Now, $|x|$ can never be negative but can be zero when $x=0$. So, the condition $-2 \leq |x| \leq 0$ can be replaced by $x = 0$ from which we obtain the following definition for $f(|x|)$:
$$f(|x|) = \begin{cases} -1, & x=0 \\ |x|-1, & 0 < x \leq 2 \end{cases} = \begin{cases} |x|-1, & 0 \leq |x| \leq 2 \end{cases}$$
I did the last one because we observe that $0$ is mapped to $-1$ and $|0|-1 = -1$, so it will still be mapped to $-1$ if we put it in the second condition. So, basically, for any value of $x$ that is a part of domain of $f$, $f(|x|) = |x|-1$.
Now, we add $|f(x)|$ and $f(|x|)$ to obtain $g(x)$.
$$g(x) = |f(x)| + f(|x|) = \begin{cases} |x|-1+1, & -2 \leq x \leq 0 \\ |x|-1+1-x, & 0 < x < 1 \\ |x|-1+x-1, & 1 \leq x \leq 2\end{cases}$$.

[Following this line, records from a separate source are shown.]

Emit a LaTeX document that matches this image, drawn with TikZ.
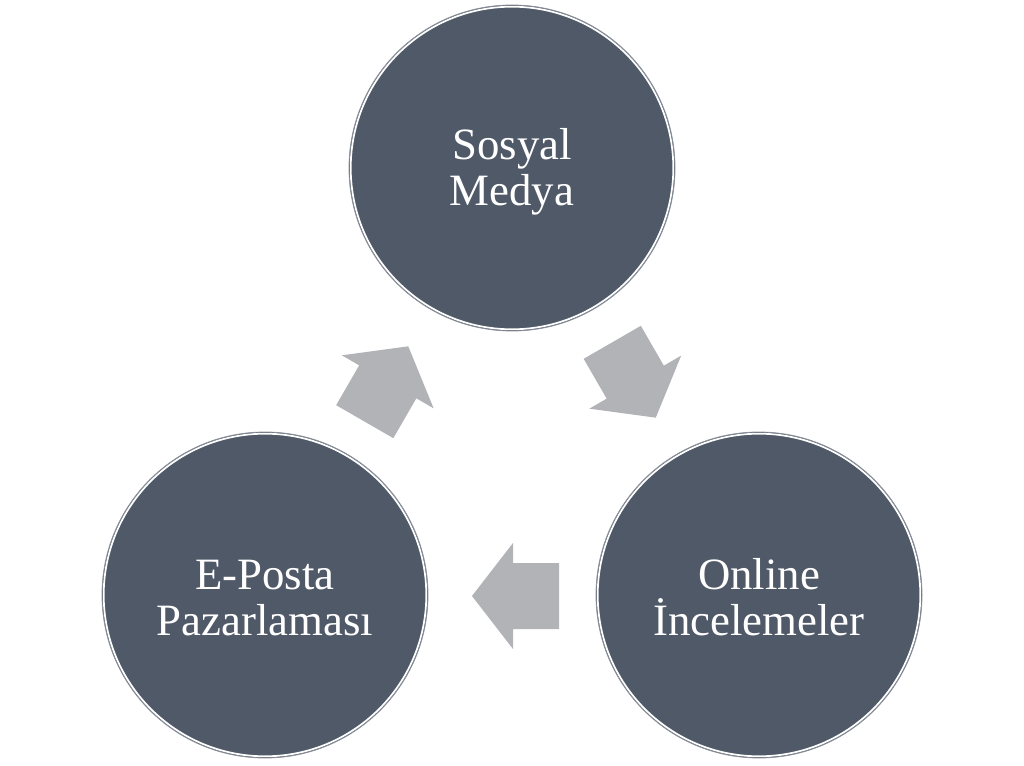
\documentclass[tikz,border=0pt]{standalone}
\usepackage{fontspec}
\setmainfont{Liberation Serif}
\definecolor{circfill}{RGB}{80,89,104}
\definecolor{circedge}{RGB}{140,146,156}
\definecolor{arrfill}{RGB}{177,179,182}
\begin{document}
\begin{tikzpicture}[x=0.75pt,y=0.75pt,
  bubble/.style={circle,fill=circfill,draw=circedge,line width=0.6pt,minimum size=244.5pt,inner sep=0pt},
  label text/.style={text=white,align=center,inner sep=0pt,font=\fontsize{33.6}{34.5}\selectfont},
  ring/.style={draw=white,line width=1.3pt},
  arrshape/.style={fill=arrfill,draw=none}]
\useasboundingbox (0,0) rectangle (1024,765);
\fill[white] (0,0) rectangle (1024,765);
% circles
\node[bubble] (top) at (512,597) {};
\node[bubble] (left) at (265,170) {};
\node[bubble] (right) at (759,170) {};
\draw[ring] (top.center) circle[radius=161.3];
\draw[ring] (left.center) circle[radius=161.3];
\draw[ring] (right.center) circle[radius=161.3];
% texts
\node[label text] (ttop) at ([yshift=-3pt]top.center) {Sosyal\\Medya};
\node[label text] (tleft) at ([yshift=-2pt]left.center) {E-Posta\\Pazarlaması};
\node[label text] (tright) at ([yshift=-2pt]right.center) {Online\\İncelemeler};
% arrows
\coordinate (a1) at (386.5,381);
\coordinate (a2) at (634,385);
\coordinate (a3) at (515.5,169);
\foreach \c/\r in {a1/60,a2/-60,a3/180}{
  \fill[arrshape,shift={(\c)},rotate=\r]
    (-43.5,-33) -- (2.5,-33) -- (2.5,-53) -- (43.5,0) -- (2.5,53) -- (2.5,33) -- (-43.5,33) -- cycle;
}
\end{tikzpicture}
\end{document}
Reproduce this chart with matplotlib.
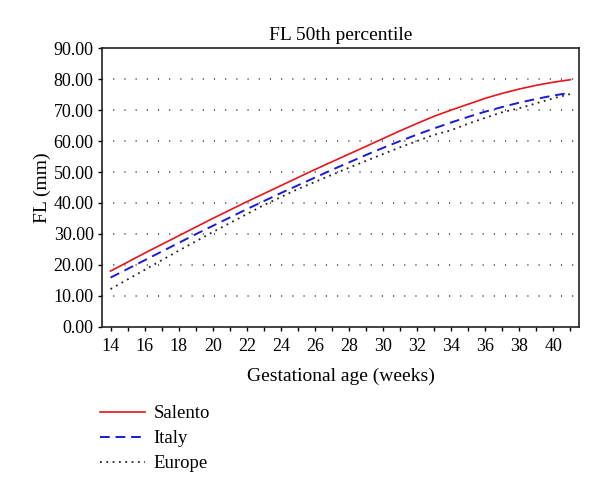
import numpy as np
import matplotlib
matplotlib.use('Agg')
import matplotlib.pyplot as plt
from matplotlib.ticker import MultipleLocator, FormatStrFormatter

plt.rcParams['font.family'] = ['Liberation Serif', 'DejaVu Serif']

# gestational weeks
weeks = list(range(14, 42))

# FL 50th percentile (mm)
salento = [18.0, 20.9, 23.8, 26.6, 29.4, 32.2, 35.0, 37.7, 40.4, 43.0,
           45.6, 48.2, 50.8, 53.3, 55.8, 58.3, 60.8, 63.3, 65.7, 68.0,
           70.0, 71.9, 73.8, 75.4, 76.8, 78.0, 79.0, 79.8]
italy = [15.9, 18.7, 21.5, 24.3, 27.1, 29.9, 32.6, 35.3, 38.0, 40.6,
         43.2, 45.7, 48.2, 50.7, 53.1, 55.5, 57.8, 60.0, 62.1, 64.1,
         66.0, 67.8, 69.5, 71.0, 72.4, 73.6, 74.7, 75.6]
europe = [12.2, 15.3, 18.4, 21.5, 24.6, 27.6, 30.6, 33.5, 36.4, 39.3,
          41.9, 44.5, 46.8, 49.1, 51.4, 53.6, 55.8, 58.0, 60.0, 62.0,
          63.5, 65.6, 67.5, 69.3, 70.6, 72.2, 73.8, 75.2]

xticks = list(range(14, 42, 2))

fig = plt.figure(figsize=(6, 4.96), dpi=100)
ax = fig.add_axes([0.17, 0.341, 0.795, 0.562])

# dotted horizontal grid
for yv in range(10, 90, 10):
    ax.axhline(yv, color='#555555', lw=1.3, ls=(0, (0.6, 5.6)), zorder=0)

l1, = ax.plot(weeks, salento, color='#e8141c', lw=1.2, label='Salento')
l2, = ax.plot(weeks, italy, color='#1a1adb', lw=1.4, ls=(0, (5, 3)), label='Italy')
l3, = ax.plot(weeks, europe, color='#222222', lw=1.3, ls=(0, (1, 2.5)), label='Europe')

ax.set_xlim(13.5, 41.5)
ax.set_ylim(0, 90)
ax.set_xticks(xticks)
ax.xaxis.set_minor_locator(MultipleLocator(1))
ax.yaxis.set_major_locator(MultipleLocator(10))
ax.yaxis.set_major_formatter(FormatStrFormatter('%.2f'))
ax.tick_params(axis='both', which='major', direction='out', length=3, width=1,
               labelsize=13, colors='black', pad=3)
ax.tick_params(axis='x', which='major', pad=5)
ax.tick_params(axis='x', which='minor', direction='out', length=3, width=1)
for s in ax.spines.values():
    s.set_linewidth(1.2)
    s.set_color('#222222')

ax.set_title('FL 50th percentile', fontsize=14, pad=6)
ax.set_xlabel('Gestational age (weeks)', fontsize=14, labelpad=9)
ax.set_ylabel('FL (mm)', fontsize=14, labelpad=2)

fig.legend(handles=[l1, l2, l3], loc='upper left', bbox_to_anchor=(0.154, 0.198),
           frameon=False, fontsize=13.5, handlelength=2.4, handletextpad=0.45,
           labelspacing=0.42, borderaxespad=0)

fig.savefig('out.png', dpi=100)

In the first condition, the value of $x$ is either negative or $0$, so if it is negative, $|x| = -x$ and else, it is 0 which is also equal to $-0$, which means that in the first condition, $|x|$ can be substituted by $-x$. In the second and, the value of $x$ is always positive, so $|x| = x$. So, we can substitute $|x|$ by $x$ in the second and third conditions and arrive at the definition of $g(x)$ that is :
$$g(x) = \begin{cases} -x-1+1, & -2 \leq x \leq 0 \\ x-1+1-x, & 0 < x < 1 \\ x-1+x-1, & 1 \leq x \leq 2 \end{cases} = \begin{cases} -x, & -2 \leq x \leq 0 \\ 0, & 0 < x < 1 \\ 2x-2, & 1 \leq x \leq 2 \end{cases}$$
Now, I want to know if this process is correct and if there is some alternative, better approach to this problem.
Sorry for the long post, I thought that showing my line of reasoning would make the question better.
Thanks
Your final answer appears to be correct (though I have not checked all the steps of your reasoning), however you may try to apply symmetry by dividing into three cases: $x=0$, $-2\leq x<0$, and $0<x\leq 2$. Then it would be easy to see how to get $g(x)$, since $|x|$ for $x$ in the second case implies $|x|$ belongs to the third case. The rest is left to you.